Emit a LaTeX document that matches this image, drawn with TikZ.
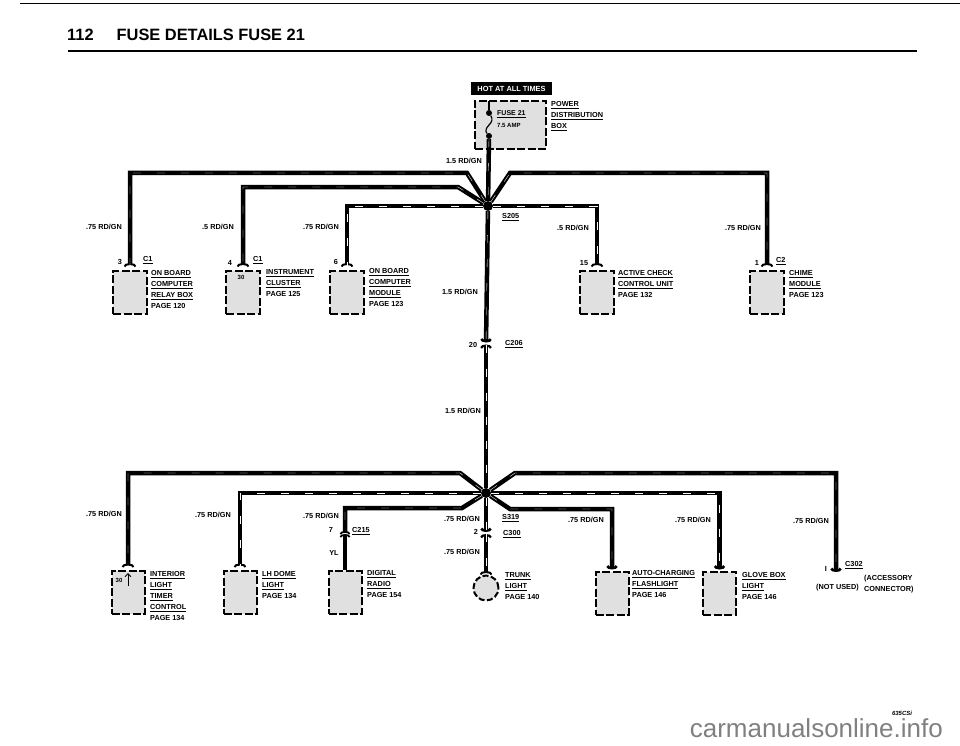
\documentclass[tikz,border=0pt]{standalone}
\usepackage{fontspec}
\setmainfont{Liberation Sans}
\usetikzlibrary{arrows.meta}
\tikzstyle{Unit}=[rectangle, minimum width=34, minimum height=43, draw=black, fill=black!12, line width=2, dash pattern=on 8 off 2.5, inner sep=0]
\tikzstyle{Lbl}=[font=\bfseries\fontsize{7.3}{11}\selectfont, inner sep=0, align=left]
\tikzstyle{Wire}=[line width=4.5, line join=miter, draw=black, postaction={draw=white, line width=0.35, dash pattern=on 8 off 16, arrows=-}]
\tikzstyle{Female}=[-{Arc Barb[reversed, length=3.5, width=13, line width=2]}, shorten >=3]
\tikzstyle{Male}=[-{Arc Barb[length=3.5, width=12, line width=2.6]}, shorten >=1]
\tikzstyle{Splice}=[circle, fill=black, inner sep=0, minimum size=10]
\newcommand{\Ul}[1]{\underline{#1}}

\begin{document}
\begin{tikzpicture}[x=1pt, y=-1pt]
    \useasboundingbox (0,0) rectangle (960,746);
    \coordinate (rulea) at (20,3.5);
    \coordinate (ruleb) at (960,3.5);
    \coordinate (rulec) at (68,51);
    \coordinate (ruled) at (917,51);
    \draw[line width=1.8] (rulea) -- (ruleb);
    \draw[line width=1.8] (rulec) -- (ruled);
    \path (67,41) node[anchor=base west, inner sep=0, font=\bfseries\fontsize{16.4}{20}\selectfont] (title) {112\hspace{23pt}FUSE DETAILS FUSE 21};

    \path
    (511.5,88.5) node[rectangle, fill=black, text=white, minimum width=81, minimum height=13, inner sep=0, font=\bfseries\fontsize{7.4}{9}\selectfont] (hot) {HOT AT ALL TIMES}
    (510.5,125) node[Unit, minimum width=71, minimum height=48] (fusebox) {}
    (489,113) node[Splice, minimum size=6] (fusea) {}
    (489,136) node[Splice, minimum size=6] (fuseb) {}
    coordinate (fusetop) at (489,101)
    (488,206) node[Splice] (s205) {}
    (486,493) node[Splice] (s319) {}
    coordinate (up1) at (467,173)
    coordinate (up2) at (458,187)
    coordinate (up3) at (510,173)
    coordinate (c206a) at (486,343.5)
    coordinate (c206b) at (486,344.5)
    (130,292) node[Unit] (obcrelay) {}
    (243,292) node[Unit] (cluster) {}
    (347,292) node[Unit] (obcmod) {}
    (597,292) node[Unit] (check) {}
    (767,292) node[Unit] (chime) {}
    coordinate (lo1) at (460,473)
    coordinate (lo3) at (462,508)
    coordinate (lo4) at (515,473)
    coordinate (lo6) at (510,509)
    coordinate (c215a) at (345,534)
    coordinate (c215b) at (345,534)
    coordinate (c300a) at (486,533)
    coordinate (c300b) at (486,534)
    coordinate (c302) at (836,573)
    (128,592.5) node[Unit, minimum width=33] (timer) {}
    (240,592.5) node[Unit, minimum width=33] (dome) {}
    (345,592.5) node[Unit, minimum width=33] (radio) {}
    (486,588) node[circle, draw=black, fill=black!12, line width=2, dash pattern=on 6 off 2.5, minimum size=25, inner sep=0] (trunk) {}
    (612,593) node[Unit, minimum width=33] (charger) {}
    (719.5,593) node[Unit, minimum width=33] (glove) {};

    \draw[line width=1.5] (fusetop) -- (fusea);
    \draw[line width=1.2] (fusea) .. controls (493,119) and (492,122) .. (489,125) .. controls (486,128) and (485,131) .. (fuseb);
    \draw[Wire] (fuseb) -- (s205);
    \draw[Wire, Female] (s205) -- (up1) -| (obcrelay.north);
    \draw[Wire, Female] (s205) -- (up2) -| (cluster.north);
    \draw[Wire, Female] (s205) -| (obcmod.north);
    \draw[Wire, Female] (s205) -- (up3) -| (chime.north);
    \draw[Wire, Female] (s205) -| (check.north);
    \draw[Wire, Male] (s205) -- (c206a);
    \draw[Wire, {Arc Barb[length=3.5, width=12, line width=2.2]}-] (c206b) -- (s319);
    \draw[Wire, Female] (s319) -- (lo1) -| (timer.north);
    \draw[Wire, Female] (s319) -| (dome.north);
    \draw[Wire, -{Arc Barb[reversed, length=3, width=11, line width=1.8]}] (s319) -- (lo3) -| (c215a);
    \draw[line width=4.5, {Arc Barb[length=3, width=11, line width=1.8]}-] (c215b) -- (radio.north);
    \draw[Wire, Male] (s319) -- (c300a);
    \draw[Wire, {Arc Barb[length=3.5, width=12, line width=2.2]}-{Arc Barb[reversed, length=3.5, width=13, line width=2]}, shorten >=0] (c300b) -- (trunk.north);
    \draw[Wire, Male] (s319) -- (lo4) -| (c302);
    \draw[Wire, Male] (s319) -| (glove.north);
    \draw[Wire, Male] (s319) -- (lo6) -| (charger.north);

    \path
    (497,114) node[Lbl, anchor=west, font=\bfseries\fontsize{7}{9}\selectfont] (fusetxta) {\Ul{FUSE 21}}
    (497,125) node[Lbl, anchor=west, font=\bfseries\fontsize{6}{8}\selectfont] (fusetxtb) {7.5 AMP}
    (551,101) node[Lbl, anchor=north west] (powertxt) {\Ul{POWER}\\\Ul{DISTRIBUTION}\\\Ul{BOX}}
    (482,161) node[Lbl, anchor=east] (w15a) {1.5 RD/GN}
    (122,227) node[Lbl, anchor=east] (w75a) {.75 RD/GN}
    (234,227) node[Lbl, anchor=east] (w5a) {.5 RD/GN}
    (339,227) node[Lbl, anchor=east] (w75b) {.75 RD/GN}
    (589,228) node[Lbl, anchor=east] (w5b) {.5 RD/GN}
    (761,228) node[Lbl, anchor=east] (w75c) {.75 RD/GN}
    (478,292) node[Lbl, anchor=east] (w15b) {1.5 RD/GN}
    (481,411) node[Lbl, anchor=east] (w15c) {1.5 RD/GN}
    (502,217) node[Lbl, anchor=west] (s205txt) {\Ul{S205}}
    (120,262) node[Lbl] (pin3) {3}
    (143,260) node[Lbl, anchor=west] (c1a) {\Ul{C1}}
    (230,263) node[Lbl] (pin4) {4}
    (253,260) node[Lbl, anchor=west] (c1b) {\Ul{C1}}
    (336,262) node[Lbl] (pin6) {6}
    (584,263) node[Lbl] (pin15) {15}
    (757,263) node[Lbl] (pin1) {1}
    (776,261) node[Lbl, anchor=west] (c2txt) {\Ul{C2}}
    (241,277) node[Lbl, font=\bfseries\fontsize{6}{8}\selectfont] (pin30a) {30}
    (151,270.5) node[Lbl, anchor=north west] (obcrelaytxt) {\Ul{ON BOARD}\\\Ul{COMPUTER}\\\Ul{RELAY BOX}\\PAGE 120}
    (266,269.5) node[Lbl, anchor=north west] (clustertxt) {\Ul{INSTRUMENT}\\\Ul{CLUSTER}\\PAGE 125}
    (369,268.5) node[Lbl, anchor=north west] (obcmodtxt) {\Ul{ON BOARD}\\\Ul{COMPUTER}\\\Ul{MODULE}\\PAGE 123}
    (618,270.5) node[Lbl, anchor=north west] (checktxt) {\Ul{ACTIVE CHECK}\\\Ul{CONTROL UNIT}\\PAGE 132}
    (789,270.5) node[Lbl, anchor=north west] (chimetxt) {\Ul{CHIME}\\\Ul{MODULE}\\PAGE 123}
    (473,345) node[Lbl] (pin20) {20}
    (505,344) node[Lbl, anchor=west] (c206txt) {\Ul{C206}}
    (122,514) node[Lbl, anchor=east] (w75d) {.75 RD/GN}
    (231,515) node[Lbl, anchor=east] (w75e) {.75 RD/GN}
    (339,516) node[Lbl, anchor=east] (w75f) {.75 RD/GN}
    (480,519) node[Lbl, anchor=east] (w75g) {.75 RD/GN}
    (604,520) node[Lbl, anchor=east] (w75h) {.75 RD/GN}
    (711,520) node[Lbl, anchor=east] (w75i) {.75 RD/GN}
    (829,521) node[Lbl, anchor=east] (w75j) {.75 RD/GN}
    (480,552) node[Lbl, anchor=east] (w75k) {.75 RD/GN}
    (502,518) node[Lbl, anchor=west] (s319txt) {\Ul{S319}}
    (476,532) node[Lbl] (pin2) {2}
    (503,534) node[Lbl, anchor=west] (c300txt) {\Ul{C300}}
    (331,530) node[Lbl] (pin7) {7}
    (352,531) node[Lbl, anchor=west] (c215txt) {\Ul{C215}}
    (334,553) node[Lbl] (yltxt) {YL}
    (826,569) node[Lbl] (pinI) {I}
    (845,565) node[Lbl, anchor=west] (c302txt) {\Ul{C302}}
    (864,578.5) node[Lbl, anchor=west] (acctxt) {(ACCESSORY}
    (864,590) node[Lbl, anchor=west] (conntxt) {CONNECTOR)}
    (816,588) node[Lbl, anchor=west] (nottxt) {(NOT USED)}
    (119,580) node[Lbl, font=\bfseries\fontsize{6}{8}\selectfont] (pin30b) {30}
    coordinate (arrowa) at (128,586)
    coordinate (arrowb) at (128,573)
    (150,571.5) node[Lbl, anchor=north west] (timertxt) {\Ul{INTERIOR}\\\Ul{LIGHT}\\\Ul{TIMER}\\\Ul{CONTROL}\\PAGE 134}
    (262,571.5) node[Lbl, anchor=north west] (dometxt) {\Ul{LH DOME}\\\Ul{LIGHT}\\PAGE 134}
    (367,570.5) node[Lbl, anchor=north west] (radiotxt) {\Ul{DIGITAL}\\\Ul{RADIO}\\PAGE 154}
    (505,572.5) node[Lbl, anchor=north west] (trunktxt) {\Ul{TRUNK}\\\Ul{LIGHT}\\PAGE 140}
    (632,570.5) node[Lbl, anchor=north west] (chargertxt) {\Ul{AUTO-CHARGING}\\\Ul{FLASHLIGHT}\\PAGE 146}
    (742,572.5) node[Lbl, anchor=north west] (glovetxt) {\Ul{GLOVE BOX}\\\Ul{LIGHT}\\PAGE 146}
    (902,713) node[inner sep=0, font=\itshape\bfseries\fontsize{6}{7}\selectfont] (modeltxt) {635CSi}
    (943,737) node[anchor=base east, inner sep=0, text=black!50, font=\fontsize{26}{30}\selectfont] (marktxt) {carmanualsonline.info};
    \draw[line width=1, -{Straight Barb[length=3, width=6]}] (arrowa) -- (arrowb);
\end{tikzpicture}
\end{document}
________________________
[WORK TO DO]: Everything from the first line of the listing above through the line that contains "node[anchor=base west, inner" is to be restated word for word, minus the pictures.

[RESULT OF THIS TASK]:
Emit a LaTeX document that matches this image, drawn with TikZ.
\documentclass[tikz,border=0pt]{standalone}
\usepackage{fontspec}
\setmainfont{Liberation Sans}
\usetikzlibrary{arrows.meta}
\tikzstyle{Unit}=[rectangle, minimum width=34, minimum height=43, draw=black, fill=black!12, line width=2, dash pattern=on 8 off 2.5, inner sep=0]
\tikzstyle{Lbl}=[font=\bfseries\fontsize{7.3}{11}\selectfont, inner sep=0, align=left]
\tikzstyle{Wire}=[line width=4.5, line join=miter, draw=black, postaction={draw=white, line width=0.35, dash pattern=on 8 off 16, arrows=-}]
\tikzstyle{Female}=[-{Arc Barb[reversed, length=3.5, width=13, line width=2]}, shorten >=3]
\tikzstyle{Male}=[-{Arc Barb[length=3.5, width=12, line width=2.6]}, shorten >=1]
\tikzstyle{Splice}=[circle, fill=black, inner sep=0, minimum size=10]
\newcommand{\Ul}[1]{\underline{#1}}

\begin{document}
\begin{tikzpicture}[x=1pt, y=-1pt]
    \useasboundingbox (0,0) rectangle (960,746);
    \coordinate (rulea) at (20,3.5);
    \coordinate (ruleb) at (960,3.5);
    \coordinate (rulec) at (68,51);
    \coordinate (ruled) at (917,51);
    \draw[line width=1.8] (rulea) -- (ruleb);
    \draw[line width=1.8] (rulec) -- (ruled);
    \path (67,41) node[anchor=base west, inner sep=0, font=\bfseries\fontsize{16.4}{20}\selectfont] (title) {112\hspace{23pt}FUSE DETAILS FUSE 21};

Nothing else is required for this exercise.